Despite Washington’s long-standing support, which is based on the historical links between Liberia and the United States, which dates to the 19th Century when Liberia was created as a homeland for freed slaves, both the European Union and China are also actively working to help the country get back on its feet.

As in many African countries, China is offering to build roads (including a new highway to connect the main airport, Roberts Field, with Monrovia), and is also contributing to the construction of a new campus for the University of Liberia.

The United States is training the security forces in Liberia, as well as funding several other projects. The new Liberian Army is planned as a small force of only 2000, whose main mission is to guard the borders and fulfill other security tasks.

Demobilizing the troops that fought for the Taylor government, as well as the rebel soldiers of the opposition LURD (Liberians United for Reconciliation and Democracy), many of them boys, has taken considerable time. It will take more time to purge the bad habits and bad memories that were fostered by the years of civil war, which saw extensive use of child soldiers.

Ambassador Minor said that running water has been restored to most of the capital, and that there are now three cell phone companies in the country, filling the need created by the collapse of the landline network.

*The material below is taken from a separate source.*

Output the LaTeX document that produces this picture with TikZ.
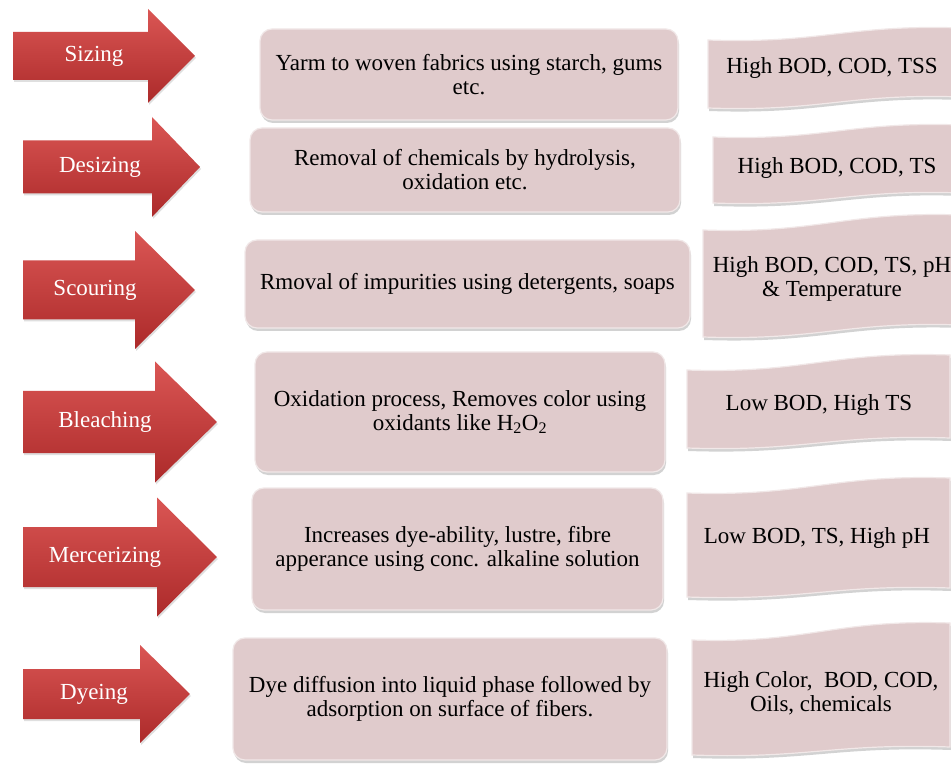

The diamond industry is now no longer under UN sanction, and is closely regulated using the Kimberley Certification. Likewise, the timber industry is no longer under sanction, but cutting trees is only allowed in tandem with replanting programs.

And only a relatively short list of former Liberians officials is prohibited from international travel under UN sanctions now, the last vestiges of a regime that severely hampered development under the Charles Taylor government. The ambassador noted that those who had engaged in the arms trade or similar activities frowned on by the international community are still on the no-travel list, but most other former officials are now free to travel.

But bringing Liberia back to even pre-war conditions will take much more time. The ambassador pointed out that during half of the year the country is inundated by heavy rains that make transport and construction extremely difficult.

And with the dearth of both capable people and financial resources, every new task the government tackles presents a new set of challenges to the president and other leaders.

The path has been eased by debt relief from donor countries, currently amounting to over a quarter of the $4 billion owed by Liberia internationally. Another third is owed to multilaterals, such as the World Bank, which the ambassador said is more difficult to resolve, given the various parties involved in the decision-making.

Once these debts are negotiated to settlement (after a month or two), the ambassador believes that debts to commercial banks will be much easier to settle. “Then you can get back into the credit market,” he said.

There are projects that might interest US investors, the ambassador said, such as rebuilding the airport at Roberts Field, or Monrovia Port, or other major infrastructure projects needed by Liberia.

Slow though the recovery has been, it is progressing. GDP grew by eight percent from July 2006 to June 2007, and unemployment is down below 70 percent, the ambassador said. It is a long, difficult process, but there is hope.